November 29, 2016

Inaugural Amman Design Week Captures Middle Eastern Talent

Adel Abidin’s Al-Warqaa, a mixed media sculpture of an abstracted dove, was featured in Jordan’s Amman Design Week. Photography by Roland Halbe.

“Design weeks” have come to North American and European cities large and small, from Detroit to Mexico City and London. The Middle East is getting in the game, too. Dubai Design Week launched last year, and Amman Design Week in Jordan debuted this fall.
 

Raya Kassisieh and Nader Tehrani’s Entrelac in hand-knit wool. Photography by Roland Halbe.

The latter is the brainchild of young architects Rana Beiruti and Abeer Seikaly.
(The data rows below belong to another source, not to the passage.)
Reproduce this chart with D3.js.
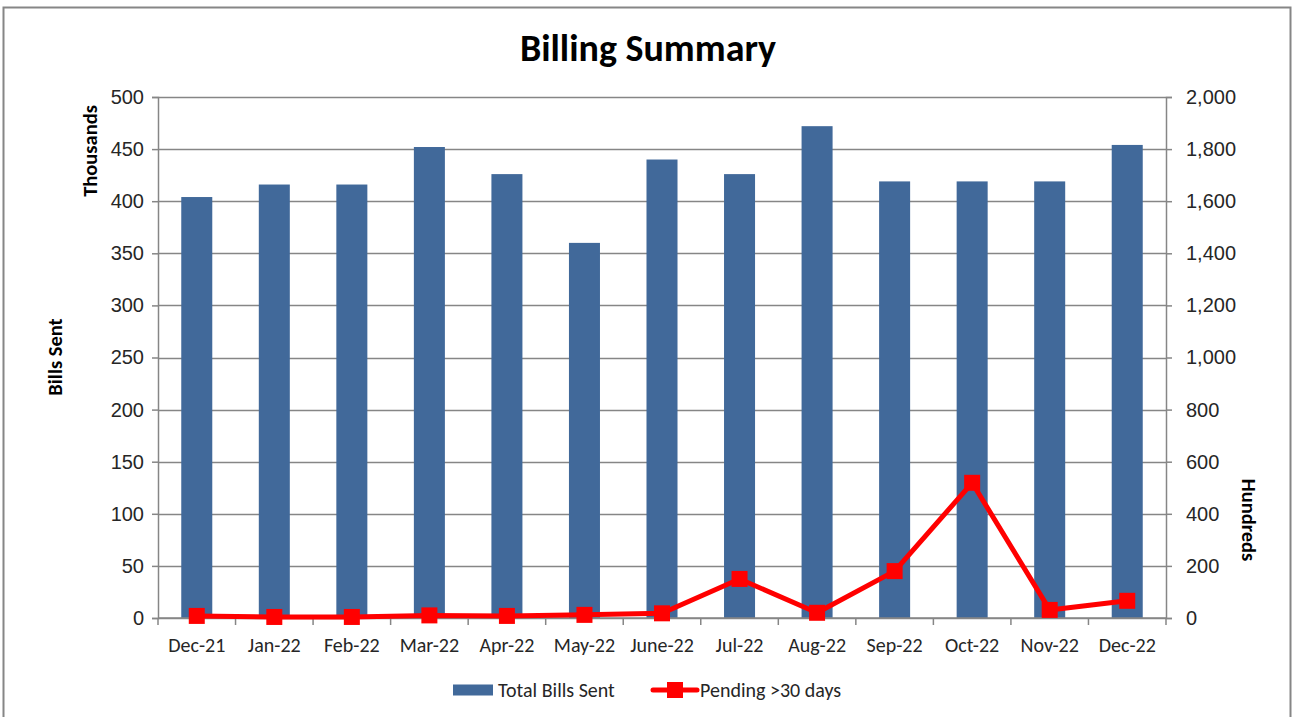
<!DOCTYPE html>
<html>
<head>
<meta charset="utf-8">
<script src="https://cdn.jsdelivr.net/npm/d3@7"></script>
<style>
  body { margin: 0; background: #fff; }
  svg { display: block; font-family: Carlito, Lato, "Liberation Sans", sans-serif; }
</style>
</head>
<body>
<svg id="chart" width="1296" height="717"></svg>
<script>
const months = ["Dec-21", "Jan-22", "Feb-22", "Mar-22", "Apr-22", "May-22", "June-22",
                "Jul-22", "Aug-22", "Sep-22", "Oct-22", "Nov-22", "Dec-22"];
// thousands
const billsSent = [404, 416, 416, 452, 426, 360, 440, 426, 472, 419, 419, 419, 454];
// hundreds
const pending = [8, 4, 4, 10, 8, 12, 18, 150, 20, 180, 519, 31, 66];
const leftTicks = [0, 50, 100, 150, 200, 250, 300, 350, 400, 450, 500];
const rightTicks = [0, 200, 400, 600, 800, 1000, 1200, 1400, 1600, 1800, 2000];

const width = 1296, height = 717;
const margin = {top: 97, right: 130, bottom: 99, left: 158};
const svg = d3.select("#chart");

// chart frame
svg.append("rect")
    .attr("x", 3.5).attr("y", 7.5)
    .attr("width", 1287).attr("height", 720)
    .attr("fill", "#fff")
    .attr("stroke", "#868686")
    .attr("stroke-width", 2);

const x = d3.scaleBand()
    .domain(months)
    .range([margin.left, width - margin.right]);

const y = d3.scaleLinear()
    .domain([0, 500])
    .range([height - margin.bottom, margin.top]);

const y2 = d3.scaleLinear()
    .domain([0, 2000])
    .range([height - margin.bottom, margin.top]);

const gridColor = "#868686";
const textColor = "#262626";
const fs = 20;

// gridlines
svg.append("g")
    .selectAll("line")
    .data(leftTicks)
    .join("line")
      .attr("x1", margin.left)
      .attr("x2", width - margin.right)
      .attr("y1", d => Math.round(y(d)) + 0.5)
      .attr("y2", d => Math.round(y(d)) + 0.5)
      .attr("stroke", gridColor)
      .attr("stroke-width", 1.5);

// bars
const barW = x.bandwidth() / 2.5;
svg.append("g")
    .attr("fill", "#41699A")
  .selectAll("rect")
  .data(months)
  .join("rect")
    .attr("x", d => x(d) + x.bandwidth() / 2 - barW / 2)
    .attr("y", (d, i) => y(billsSent[i]))
    .attr("width", barW)
    .attr("height", (d, i) => y(0) - y(billsSent[i]));

// left axis
const yAxis = svg.append("g")
    .attr("transform", `translate(${margin.left},0)`)
    .call(d3.axisLeft(y).tickValues(leftTicks).tickSize(6).tickPadding(8));
yAxis.select(".domain").attr("stroke", gridColor).attr("stroke-width", 1.5);
yAxis.selectAll(".tick line").attr("stroke", gridColor).attr("stroke-width", 1.5);
yAxis.selectAll("text").attr("font-size", fs).attr("fill", textColor).attr("font-family", null);

// right axis
const y2Axis = svg.append("g")
    .attr("transform", `translate(${width - margin.right},0)`)
    .call(d3.axisRight(y2).tickValues(rightTicks).tickSize(6).tickPadding(14)
        .tickFormat(d3.format(",")));
y2Axis.select(".domain").attr("stroke", gridColor).attr("stroke-width", 1.5);
y2Axis.selectAll(".tick line").attr("stroke", gridColor).attr("stroke-width", 1.5);
y2Axis.selectAll("text").attr("font-size", fs).attr("fill", textColor).attr("font-family", null);

// bottom axis: ticks between categories
const xAxis = svg.append("g")
    .attr("transform", `translate(0,${height - margin.bottom})`);
xAxis.append("line")
    .attr("x1", margin.left).attr("x2", width - margin.right)
    .attr("stroke", gridColor).attr("stroke-width", 1.5);
xAxis.selectAll(".sep")
  .data(months.concat(["end"]))
  .join("line")
    .attr("class", "sep")
    .attr("x1", (d, i) => i < months.length ? x(d) : x.range()[1])
    .attr("x2", (d, i) => i < months.length ? x(d) : x.range()[1])
    .attr("y1", 0).attr("y2", 7)
    .attr("stroke", gridColor).attr("stroke-width", 1.5);
xAxis.selectAll("text")
  .data(months)
  .join("text")
    .attr("x", d => x(d) + x.bandwidth() / 2)
    .attr("y", 34)
    .attr("text-anchor", "middle")
    .attr("font-size", fs)
    .attr("fill", textColor)
    .text(d => d);

// pending line
const line = d3.line()
    .x((d, i) => x(months[i]) + x.bandwidth() / 2)
    .y(d => y2(d));
svg.append("path")
    .datum(pending)
    .attr("fill", "none")
    .attr("stroke", "#FF0000")
    .attr("stroke-width", 5)
    .attr("stroke-linejoin", "round")
    .attr("d", line);
svg.append("g")
    .attr("fill", "#FF0000")
  .selectAll("rect")
  .data(pending)
  .join("rect")
    .attr("x", (d, i) => x(months[i]) + x.bandwidth() / 2 - 8)
    .attr("y", d => y2(d) - 8)
    .attr("width", 16)
    .attr("height", 16);

// title
svg.append("text")
    .attr("x", 648).attr("y", 61)
    .attr("text-anchor", "middle")
    .attr("font-size", 38)
    .attr("font-weight", "bold")
    .attr("fill", "#000")
    .text("Billing Summary");

// axis titles
svg.append("text")
    .attr("transform", "translate(62,357) rotate(-90)")
    .attr("text-anchor", "middle")
    .attr("font-size", 20.5).attr("font-weight", "bold").attr("fill", "#000")
    .text("Bills Sent");
svg.append("text")
    .attr("transform", "translate(97,151) rotate(-90)")
    .attr("text-anchor", "middle")
    .attr("font-size", 20.5).attr("font-weight", "bold").attr("fill", "#000")
    .text("Thousands");
svg.append("text")
    .attr("transform", "translate(1242,520) rotate(90)")
    .attr("text-anchor", "middle")
    .attr("font-size", 20.5).attr("font-weight", "bold").attr("fill", "#000")
    .text("Hundreds");

// legend
const legend = svg.append("g").attr("transform", "translate(0,690)");
legend.append("rect")
    .attr("x", 453).attr("y", -5.5)
    .attr("width", 40).attr("height", 11)
    .attr("fill", "#41699A");
legend.append("text")
    .attr("x", 498).attr("y", 7)
    .attr("font-size", fs).attr("fill", textColor)
    .text("Total Bills Sent");
legend.append("line")
    .attr("x1", 653).attr("x2", 697)
    .attr("stroke", "#FF0000").attr("stroke-width", 5).attr("stroke-linecap", "round");
legend.append("rect")
    .attr("x", 667).attr("y", -8)
    .attr("width", 16).attr("height", 16)
    .attr("fill", "#FF0000");
legend.append("text")
    .attr("x", 700).attr("y", 7)
    .attr("font-size", fs).attr("fill", textColor)
    .text("Pending >30 days");
</script>
</body>
</html>
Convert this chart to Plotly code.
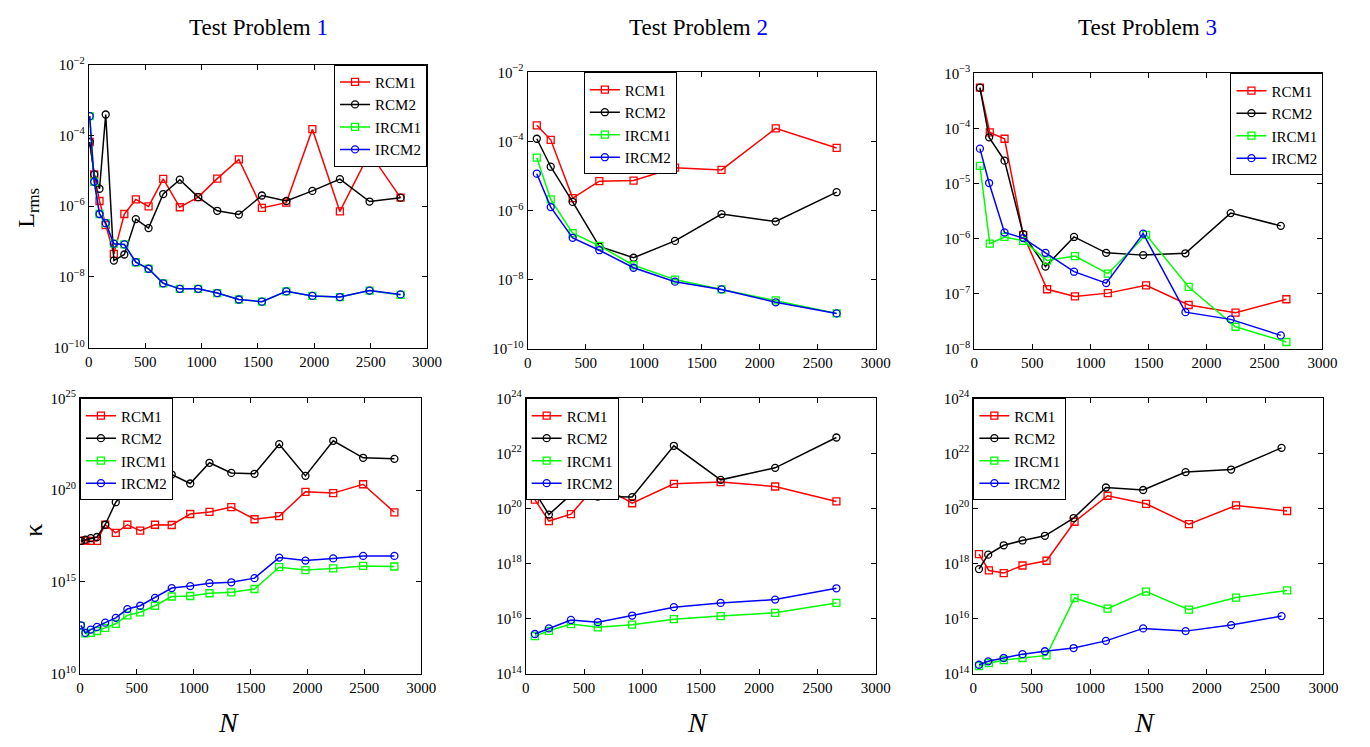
import plotly.graph_objects as go

W, H = 1370, 747

# ---------------- data ----------------
N1 = [8, 48, 95, 150, 222, 315, 417, 530, 660, 807, 970, 1139, 1331, 1535, 1752, 1983, 2227, 2490, 2765]
N2 = [79, 199, 388, 618, 913, 1270, 1671, 2138, 2663]
N3_sq = [48, 133, 260, 421, 627, 867, 1150, 1480, 1847, 2251, 2689]
N3_ci = [48, 127, 260, 421, 613, 859, 1136, 1455, 1819, 2209, 2641]

# Test problem 1 - Lrms
tp1_rms_rcm1 = [6.5e-5, 7.9e-6, 1.4e-6, 2.9e-7, 4.5e-8, 6.0e-7, 1.55e-6, 9.8e-7, 5.9e-6, 9.3e-7,
                1.8e-6, 6.0e-6, 2.1e-5, 8.9e-7, 1.26e-6, 1.5e-4, 7.1e-7, 3.2e-5, 1.74e-6]
tp1_rms_rcm2 = [6.5e-5, 7.9e-6, 3.1e-6, 3.9e-4, 2.9e-8, 4.3e-8, 4.3e-7, 2.4e-7, 2.2e-6, 5.6e-6,
                1.8e-6, 7.4e-7, 5.8e-7, 2.0e-6, 1.4e-6, 2.7e-6, 5.8e-6, 1.35e-6, 1.74e-6]
tp1_rms_ircm1 = [3.5e-4, 4.9e-6, 6.0e-7, 3.3e-7, 8.7e-8, 8.3e-8, 2.6e-8, 1.7e-8, 6.6e-9, 4.6e-9,
                 4.6e-9, 3.5e-9, 2.3e-9, 2.0e-9, 3.9e-9, 2.9e-9, 2.7e-9, 4.1e-9, 3.1e-9]
tp1_rms_ircm2 = [3.5e-4, 4.9e-6, 6.0e-7, 3.3e-7, 8.7e-8, 8.3e-8, 2.6e-8, 1.7e-8, 6.6e-9, 4.6e-9,
                 4.6e-9, 3.5e-9, 2.3e-9, 2.0e-9, 3.9e-9, 2.9e-9, 2.7e-9, 4.1e-9, 3.2e-9]
# Test problem 1 - kappa
tp1_k_rcm1 = [1.7e17, 1.8e17, 1.7e17, 1.7e17, 1.3e18, 4.7e17, 1.3e18, 6.2e17, 1.3e18, 1.26e18,
              5.0e18, 6.5e18, 1.2e19, 2.6e18, 3.8e18, 8.1e19, 6.9e19, 2.1e20, 6.2e18]
tp1_k_rcm2 = [1.7e17, 2.0e17, 2.4e17, 2.8e17, 1.3e18, 2.2e19, 1.2e20, 1.9e20, 5.0e20, 7.1e20,
              2.3e20, 3.1e21, 8.7e20, 7.8e20, 3.2e22, 6.0e20, 4.9e22, 5.8e21, 5.1e21]
tp1_k_ircm1 = [4.0e12, 1.55e12, 1.66e12, 2.1e12, 3.1e12, 5.2e12, 1.5e13, 2.2e13, 5.0e13, 1.6e14,
               1.7e14, 2.4e14, 2.7e14, 4.1e14, 6.3e15, 4.4e15, 5.4e15, 7.4e15, 6.9e15]
tp1_k_ircm2 = [4.3e12, 1.66e12, 2.5e12, 3.5e12, 6.0e12, 1.1e13, 3.3e13, 5.0e13, 1.35e14, 4.6e14,
               5.9e14, 8.5e14, 9.5e14, 1.6e15, 2.1e16, 1.45e16, 1.9e16, 2.6e16, 2.6e16]

# Test problem 2
tp2_rms_rcm1 = [2.95e-4, 1.12e-4, 2.3e-6, 7.1e-6, 7.4e-6, 1.74e-5, 1.5e-5, 2.4e-4, 6.5e-5]
tp2_rms_rcm2 = [1.2e-4, 1.86e-5, 1.78e-6, 9.1e-8, 4.3e-8, 1.32e-7, 7.9e-7, 4.8e-7, 3.4e-6]
tp2_rms_ircm1 = [3.4e-5, 2.1e-6, 2.2e-7, 9.5e-8, 2.6e-8, 1.0e-8, 5.2e-9, 2.5e-9, 1.05e-9]
tp2_rms_ircm2 = [1.17e-5, 1.26e-6, 1.62e-7, 7.1e-8, 2.2e-8, 8.7e-9, 5.2e-9, 2.2e-9, 1.05e-9]
tp2_k_rcm1 = [2.1e20, 3.5e19, 6.2e19, 7.9e20, 1.55e20, 7.9e20, 9.1e20, 6.3e20, 1.8e20]
tp2_k_rcm2 = [4.0e20, 6.0e19, 3.2e20, 2.7e20, 2.6e20, 1.9e22, 1.1e21, 3.0e21, 3.8e22]
tp2_k_ircm1 = [2.3e15, 3.6e15, 6.3e15, 4.8e15, 6.0e15, 9.5e15, 1.23e16, 1.62e16, 3.7e16]
tp2_k_ircm2 = [2.75e15, 4.4e15, 8.9e15, 7.4e15, 1.29e16, 2.6e16, 3.7e16, 4.9e16, 1.26e17]

# Test problem 3
tp3_rms_rcm1 = [5.5e-4, 8.5e-5, 6.5e-5, 1.17e-6, 1.2e-7, 8.9e-8, 1.02e-7, 1.41e-7, 6.2e-8, 4.5e-8, 7.9e-8]
tp3_rms_rcm2 = [5.5e-4, 6.9e-5, 2.6e-5, 1.2e-6, 3.1e-7, 1.07e-6, 5.5e-7, 5.0e-7, 5.4e-7, 2.9e-6, 1.7e-6]
tp3_rms_ircm1 = [2.1e-5, 8.1e-7, 1.07e-6, 9.1e-7, 4.0e-7, 4.8e-7, 2.3e-7, 1.17e-6, 1.32e-7, 2.5e-8, 1.32e-8]
tp3_rms_ircm2 = [4.3e-5, 1.02e-5, 1.29e-6, 1.02e-6, 5.5e-7, 2.5e-7, 1.55e-7, 1.23e-6, 4.6e-8, 3.4e-8, 1.74e-8]
tp3_k_rcm1 = [2.2e18, 5.6e17, 4.5e17, 8.5e17, 1.26e18, 3.3e19, 2.9e20, 1.48e20, 2.7e19, 1.29e20, 8.1e19]
tp3_k_rcm2 = [6.3e17, 2.1e18, 4.6e18, 6.9e18, 1.02e19, 4.5e19, 5.8e20, 4.7e20, 2.1e21, 2.6e21, 1.6e22]
tp3_k_ircm1 = [1.86e14, 2.4e14, 3.1e14, 3.7e14, 4.6e14, 5.6e16, 2.3e16, 9.5e16, 2.1e16, 5.8e16, 1.05e17]
tp3_k_ircm2 = [2.1e14, 2.8e14, 3.7e14, 5.1e14, 6.5e14, 8.5e14, 1.55e15, 4.4e15, 3.5e15, 5.8e15, 1.23e16]

names = ["RCM1", "RCM2", "IRCM1", "IRCM2"]
colors = ["#ff0000", "#000000", "#00ff00", "#0000ff"]
symbols = ["square-open", "circle-open", "square-open", "circle-open"]

x_ticks = [0, 500, 1000, 1500, 2000, 2500, 3000]
panels = [
    ("x", "y", "legend", [N1, N1, N1, N1],
     [tp1_rms_rcm1, tp1_rms_rcm2, tp1_rms_ircm1, tp1_rms_ircm2], [-10, -2], [-10, -8, -6, -4, -2]),
    ("x2", "y2", "legend2", [N2, N2, N2, N2],
     [tp2_rms_rcm1, tp2_rms_rcm2, tp2_rms_ircm1, tp2_rms_ircm2], [-10, -2], [-10, -8, -6, -4, -2]),
    ("x3", "y3", "legend3", [N3_sq, N3_ci, N3_sq, N3_ci],
     [tp3_rms_rcm1, tp3_rms_rcm2, tp3_rms_ircm1, tp3_rms_ircm2], [-8, -3], [-8, -7, -6, -5, -4, -3]),
    ("x4", "y4", "legend4", [N1, N1, N1, N1],
     [tp1_k_rcm1, tp1_k_rcm2, tp1_k_ircm1, tp1_k_ircm2], [10, 25], [10, 15, 20, 25]),
    ("x5", "y5", "legend5", [N2, N2, N2, N2],
     [tp2_k_rcm1, tp2_k_rcm2, tp2_k_ircm1, tp2_k_ircm2], [14, 24], [14, 16, 18, 20, 22, 24]),
    ("x6", "y6", "legend6", [N3_sq, N3_ci, N3_sq, N3_ci],
     [tp3_k_rcm1, tp3_k_rcm2, tp3_k_ircm1, tp3_k_ircm2], [14, 24], [14, 16, 18, 20, 22, 24]),
]

# pixel boxes: (left, right, top, bottom)
boxes = [(86, 429, 56, 346), (531, 884, 64, 347), (984, 1337, 65, 347),
         (77, 423, 398, 680), (529, 884, 398, 680), (983, 1338, 398, 680)]
# legend anchors: (x px, y px, xanchor)
leg_pos = [(429, 56, "right"), (588, 64, "left"), (1338, 65, "right"),
           (77, 398, "left"), (529, 398, "left"), (983, 398, "left")]

FONT = "Liberation Serif, Times New Roman, DejaVu Serif, serif"

fig = go.Figure()
layout = dict(width=W, height=H, margin=dict(l=0, r=0, t=0, b=0),
              paper_bgcolor="white", plot_bgcolor="white",
              font=dict(family=FONT, size=15, color="black"))

for i, (xa, ya, lg, xs, ys, rng, exps) in enumerate(panels):
    for j in range(4):
        fig.add_trace(go.Scatter(
            x=xs[j], y=ys[j], name=names[j], mode="lines+markers",
            line=dict(color=colors[j], width=1.5),
            marker=dict(symbol=symbols[j], size=7, color=colors[j], line=dict(width=1.3, color=colors[j])),
            xaxis=xa, yaxis=ya, legend=lg, showlegend=True))
    l, r, t, b = boxes[i]
    xkey = "xaxis" if xa == "x" else "xaxis" + xa[1:]
    ykey = "yaxis" if ya == "y" else "yaxis" + ya[1:]
    axcommon = dict(showline=True, linecolor="black", linewidth=1, mirror="ticks",
                    ticks="inside", ticklen=5, tickwidth=1, tickcolor="black",
                    showgrid=False, zeroline=False,
                    tickfont=dict(family=FONT, size=15, color="black"))
    layout[xkey] = dict(domain=[l / W, r / W], anchor=ya, range=[0, 3000],
                        tickmode="array", tickvals=x_ticks, ticktext=[str(v) for v in x_ticks],
                        **axcommon)
    layout[ykey] = dict(domain=[1 - b / H, 1 - t / H], anchor=xa, type="log", range=rng,
                        tickmode="array", tickvals=[10.0 ** e for e in exps],
                        ticktext=["10<sup>%s</sup>" % (str(e).replace("-", "\u2212")) for e in exps],
                        **axcommon)
    lx, ly, xan = leg_pos[i]
    layout[lg] = dict(x=lx / W, y=1 - ly / H, xanchor=xan, yanchor="top",
                      bgcolor="white", bordercolor="black", borderwidth=1,
                      font=dict(family=FONT, size=15, color="black"),
                      itemwidth=30, tracegroupgap=0)

ann = []
for cx, k in [(258, 1), (704, 2), (1160, 3)]:
    ann.append(dict(text="Test Problem <span style='color:#0000ff'>%d</span>" % k,
                    x=cx / W, y=1 - 18 / H, xref="paper", yref="paper",
                    xanchor="center", yanchor="middle", showarrow=False,
                    font=dict(family=FONT, size=23, color="black")))
for cx in [228, 703, 1157]:
    ann.append(dict(text="<i>N</i>", x=cx / W, y=1 - 730 / H, xref="paper", yref="paper",
                    xanchor="center", yanchor="middle", showarrow=False,
                    font=dict(family=FONT, size=28, color="black")))
ann.append(dict(text="L<sub>rms</sub>", x=24 / W, y=1 - 203 / H, xref="paper", yref="paper",
                xanchor="center", yanchor="middle", showarrow=False, textangle=-90,
                font=dict(family=FONT, size=24, color="black")))
ann.append(dict(text="\u03ba", x=30 / W, y=1 - 533 / H, xref="paper", yref="paper",
                xanchor="center", yanchor="middle", showarrow=False, textangle=-90,
                font=dict(family=FONT, size=26, color="black")))
layout["annotations"] = ann

fig.update_layout(**layout)
fig.write_html("out.html",
               post_script="document.body.style.margin='0';document.body.style.padding='0';")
They pulled together the citywide event in 18 months with the help of two other architects, Sahel Al Hiyari, curator of the large installations inside a 1930’s hangar building, and Dina Haddadin, who chose the craft works displayed at a defunct bus terminal. While the theme was local and regional talent, not all exhibitors were Jordanian, yet all did have some tie to the Middle East. NADAAA’s Nader Tehrani, for example, who’s of Iranian descent but based in the U.S., teamed up with local artist Raya Kassisieh on a dramatic 770-pound knitted installation, while designer Anne Holtrop, who has a studio in Bahrain, contributed a model of a house inspired by the Barbar Temple.
 

Katia Al-Tal’s ceramic Indigo. Photography by Roland Halbe.

> See more from the November 2016 issue of Interior Design
 

The Loom by Dina Haddadin, Khalid Ali, and Norma Kopti at the defunct Raghadan Bus Terminal. Photography by Roland Halbe.